Since we could not ascend the mountain to visit the castle – the royal family was in residence – I ended up wandering up and down the tiny “main” street which passed the Parliament building and a church.

I did not want to get too far away and miss the bus. The wandering did yield one highlight. Upon striking up a conversation with another American on the tour, she lavished compliments on my t-shirt. I wore my Dr. Who “we’re all stories in the end. Just make it a good one, eh?” shirt. It’s always nice to find another Whovian.

Another short ride took us to Heididorf in Maienfeld. I had not paid extra for entrance into the house but the views as we walked up to the village took my breath away. When you walk the path, you immediately understand Johanna Spyri’s inspiration. I thought Zermatt held the quintessential Alpine views; apparently Switzerland holds a lot of those vistas.

After we finished the short hike, we entered the euphemistically titled “village” of which two buildings cost extra to enter. We had only a short forty minutes in the “village” but even with spending a chunk of that time in the gift shop, I had plenty of time to spare.
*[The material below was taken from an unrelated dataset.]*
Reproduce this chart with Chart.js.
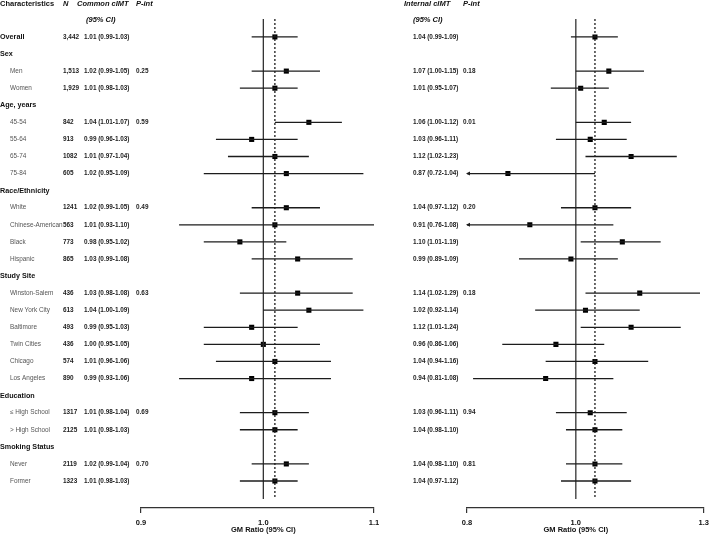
<!DOCTYPE html>
<html>
<head>
<meta charset="utf-8">
<script src="https://cdn.jsdelivr.net/npm/chart.js@4"></script>
<style>
  body { margin: 0; background: #fff; width: 709px; height: 534px; overflow: hidden; position: relative; }
  canvas { position: absolute; top: 0; }
  #left { left: 0; }
  #right { left: 390px; }
</style>
</head>
<body>
<canvas id="left" width="390" height="534"></canvas>
<canvas id="right" width="324" height="534"></canvas>
<script>
const FONT = "'Liberation Sans', Arial, sans-serif";

// rows, top to bottom
const rowLabels = [
  "Overall", "Sex", "Men", "Women", "Age, years", "45-54", "55-64", "65-74", "75-84",
  "Race/Ethnicity", "White", "Chinese-American", "Black", "Hispanic",
  "Study Site", "Winston-Salem", "New York City", "Baltimore", "Twin Cities", "Chicago", "Los Angeles",
  "Education", "≤ High School", "> High School", "Smoking Status", "Never", "Former"
];
const rowKind = [
  "main", "head", "sub", "sub", "head", "sub", "sub", "sub", "sub",
  "head", "sub", "sub", "sub", "sub",
  "head", "sub", "sub", "sub", "sub", "sub", "sub",
  "head", "sub", "sub", "head", "sub", "sub"
];
const nVals = [
  "3,442", null, "1,513", "1,929", null, "842", "913", "1082", "605",
  null, "1241", "563", "773", "865",
  null, "436", "613", "493", "436", "574", "890",
  null, "1317", "2125", null, "2119", "1323"
];

// Common cIMT
const commonEst = [1.01, null, 1.02, 1.01, null, 1.04, 0.99, 1.01, 1.02, null, 1.02, 1.01, 0.98, 1.03,
  null, 1.03, 1.04, 0.99, 1.00, 1.01, 0.99, null, 1.01, 1.01, null, 1.02, 1.01];
const commonLo = [0.99, null, 0.99, 0.98, null, 1.01, 0.96, 0.97, 0.95, null, 0.99, 0.93, 0.95, 0.99,
  null, 0.98, 1.00, 0.95, 0.95, 0.96, 0.93, null, 0.98, 0.98, null, 0.99, 0.98];
const commonHi = [1.03, null, 1.05, 1.03, null, 1.07, 1.03, 1.04, 1.09, null, 1.05, 1.10, 1.02, 1.08,
  null, 1.08, 1.09, 1.03, 1.05, 1.06, 1.06, null, 1.04, 1.03, null, 1.04, 1.03];
const commonP = [null, null, "0.25", null, null, "0.59", null, null, null, null, "0.49", null, null, null,
  null, "0.63", null, null, null, null, null, null, "0.69", null, null, "0.70", null];

// Internal cIMT
const internalEst = [1.04, null, 1.07, 1.01, null, 1.06, 1.03, 1.12, 0.87, null, 1.04, 0.91, 1.10, 0.99,
  null, 1.14, 1.02, 1.12, 0.96, 1.04, 0.94, null, 1.03, 1.04, null, 1.04, 1.04];
const internalLo = [0.99, null, 1.00, 0.95, null, 1.00, 0.96, 1.02, 0.72, null, 0.97, 0.76, 1.01, 0.89,
  null, 1.02, 0.92, 1.01, 0.86, 0.94, 0.81, null, 0.96, 0.98, null, 0.98, 0.97];
const internalHi = [1.09, null, 1.15, 1.07, null, 1.12, 1.11, 1.23, 1.04, null, 1.12, 1.08, 1.19, 1.09,
  null, 1.29, 1.14, 1.24, 1.06, 1.16, 1.08, null, 1.11, 1.10, null, 1.10, 1.12];
const internalP = [null, null, "0.18", null, null, "0.01", null, null, null, null, "0.20", null, null, null,
  null, "0.18", null, null, null, null, null, null, "0.94", null, null, "0.81", null];

const commonTicks = [0.9, 1.0, 1.1];
const internalTicks = [0.8, 1.0, 1.3];

const INK = "#1c1c1c";

function ciText(e, l, h) {
  return `${e.toFixed(2)} (${l.toFixed(2)}-${h.toFixed(2)})`;
}

function makeForest(canvas, cfg) {
  const { est, lo, hi, pv, ticks, pad, cols, headers } = cfg;
  const xMin = ticks[0], xMax = ticks[ticks.length - 1];
  const datasets = [];

  // CI whiskers
  est.forEach((e, i) => {
    if (e == null) return;
    datasets.push({
      type: "scatter", showLine: true, pointRadius: 0,
      data: [{ x: lo[i], y: i }, { x: hi[i], y: i }],
      borderColor: INK, borderWidth: 1.3
    });
  });
  // reference line at 1 and overall estimate line
  datasets.push({
    type: "scatter", showLine: true, pointRadius: 0,
    data: [{ x: 1, y: -1.05 }, { x: 1, y: 27.05 }],
    borderColor: "#333", borderWidth: 1.3
  });
  datasets.push({
    type: "scatter", showLine: true, pointRadius: 0,
    data: [{ x: est[0], y: -1.05 }, { x: est[0], y: 27.05 }],
    borderColor: INK, borderWidth: 1.3, borderDash: [2, 2]
  });
  // point estimates
  datasets.push({
    type: "scatter",
    data: est.map((e, i) => (e == null ? null : { x: e, y: i })).filter(Boolean),
    pointStyle: "rect", pointRadius: 3.6, pointHoverRadius: 3.6,
    backgroundColor: "#000", borderColor: "#000", borderWidth: 0
  });

  const textPlugin = {
    id: "forestText",
    afterDraw(chart) {
      const c = chart.ctx;
      const ys = chart.scales.y, xs = chart.scales.x;
      const area = chart.chartArea;
      c.save();
      c.textBaseline = "middle";
      c.textAlign = "left";

      // column headers
      c.fillStyle = "#111";
      headers.forEach((h) => {
        c.font = `${h.italic ? "italic " : ""}bold 7.5px ${FONT}`;
        c.fillText(h.text, h.x, ys.getPixelForValue(h.row));
      });

      rowLabels.forEach((lab, i) => {
        const y = ys.getPixelForValue(i);
        if (cols.label != null) {
          if (rowKind[i] === "sub") {
            c.font = `6.4px ${FONT}`;
            c.fillStyle = "#555";
            c.fillText(lab, cols.label + 10, y);
          } else {
            c.font = `bold 7.2px ${FONT}`;
            c.fillStyle = "#111";
            c.fillText(lab, cols.label, y);
          }
        }
        c.font = `bold 6.4px ${FONT}`;
        c.fillStyle = "#222";
        if (cols.n != null && nVals[i]) c.fillText(nVals[i], cols.n, y);
        if (est[i] != null) c.fillText(ciText(est[i], lo[i], hi[i]), cols.ci, y);
        if (pv[i]) c.fillText(pv[i], cols.p, y);

        // arrow where the interval runs past the axis
        if (lo[i] != null && lo[i] < xMin) {
          const px = area.left;
          c.fillStyle = INK;
          c.beginPath();
          c.moveTo(px - 1, y);
          c.lineTo(px + 3, y - 2);
          c.lineTo(px + 3, y + 2);
          c.closePath();
          c.fill();
        }
      });

      // axis title
      c.font = `bold 7.5px ${FONT}`;
      c.fillStyle = "#111";
      c.textAlign = "center";
      c.fillText("GM Ratio (95% CI)", xs.getPixelForValue(1), 529.5);
      c.restore();
    }
  };

  return new Chart(canvas.getContext("2d"), {
    type: "scatter",
    data: { datasets },
    options: {
      responsive: false,
      animation: false,
      events: [],
      layout: { padding: pad },
      plugins: { legend: { display: false }, tooltip: { enabled: false } },
      scales: {
        x: {
          type: "logarithmic",
          min: xMin,
          max: xMax,
          afterBuildTicks: (s) => { s.ticks = ticks.map((v) => ({ value: v })); },
          grid: {
            drawOnChartArea: false,
            drawTicks: true,
            tickLength: 5,
            lineWidth: 1.2,
            color: (c) => (c.tick && c.tick.value === 1 ? "rgba(0,0,0,0)" : "#333")
          },
          border: { display: true, color: "#333", width: 1.2 },
          ticks: {
            autoSkip: false,
            maxRotation: 0,
            padding: 5,
            color: "#111",
            font: { family: FONT, size: 7.5, weight: "bold" },
            callback: (v) => Number(v).toFixed(1)
          }
        },
        y: {
          type: "linear",
          reverse: true,
          min: -1.05,
          max: 27.58,
          display: false
        }
      }
    },
    plugins: [textPlugin]
  });
}

makeForest(document.getElementById("left"), {
  est: commonEst, lo: commonLo, hi: commonHi, pv: commonP, ticks: commonTicks,
  pad: { left: 141, right: 16, top: 19, bottom: 2 },
  cols: { label: 0, n: 63, ci: 84, p: 136 },
  headers: [
    { text: "Characteristics", x: 0, row: -1.92 },
    { text: "N", x: 63, row: -1.92, italic: true },
    { text: "Common cIMT", x: 77, row: -1.92, italic: true },
    { text: "P-int", x: 136, row: -1.92, italic: true },
    { text: "(95% CI)", x: 86, row: -0.98, italic: true }
  ]
});

makeForest(document.getElementById("right"), {
  est: internalEst, lo: internalLo, hi: internalHi, pv: internalP, ticks: internalTicks,
  pad: { left: 77, right: 2, top: 19, bottom: 2 },
  cols: { label: null, n: null, ci: 23, p: 73 },
  headers: [
    { text: "Internal cIMT", x: 14, row: -1.92, italic: true },
    { text: "P-int", x: 73, row: -1.92, italic: true },
    { text: "(95% CI)", x: 23, row: -0.98, italic: true }
  ]
});
</script>
</body>
</html>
If I had visited apart from the tour, I would have explored the area further using one or both of the several kilometers long trails that the area inaugurated in honor of the hundredth anniversary of the book’s publication a few years ago. Even though I could not explore much, I got more than a few amazing pictures out of that stop.

The journey finished with a short ride back to Zurich where I got to relax in the amazing flat for a few hours before getting some sleep to prepare for the adventures in Munich the next day.